There isn't any more to the b/cast signal that you can get using a standard NTSC tuner (for normal b/cast) or HD tuner (for HD broadcasts). The specs are public for both standards.
I'm also pretty sure the big three auto manufacturers don't have a 500 mpg carburator hidden in the vault either. ;)
What your friend may be talking about is copy protection associated with HD content. You can't run HD digitally into copy devices that allow unrestricted duplication (HDCP). It won't allow a digital signal to be run into a computer and dropped onto the hard drive, for example. That doesn't mean that with a compliant HDCP DVI input on a display device that you can't take advantage of the digital signal when you view the program. Just means you can't copy it for grandma.
I've worked in the television industry for nearly 20 years; and think you need to know there is no such "standard" as broadcast quality.
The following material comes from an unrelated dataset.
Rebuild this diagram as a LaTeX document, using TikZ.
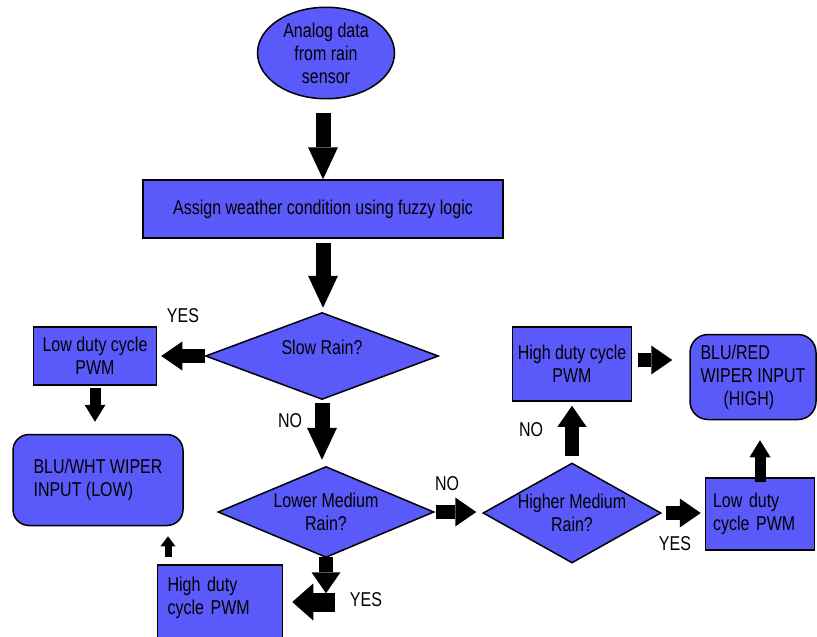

It is nothing more than a meaningless term used by various sales types and promoters to "impress" the uninformed.
Almost any type of video can be "broadcast" - even lowly VHS tapes (think America's Funniest Videos) and fuzzy videophones (think of early coverage of the Afghanistan conflict).
Perhaps your "friend" was trying hard to impress you with his so-called "knowledge". Though I seriously doubt he "knows" something that any broadcast engineer doesn't already know.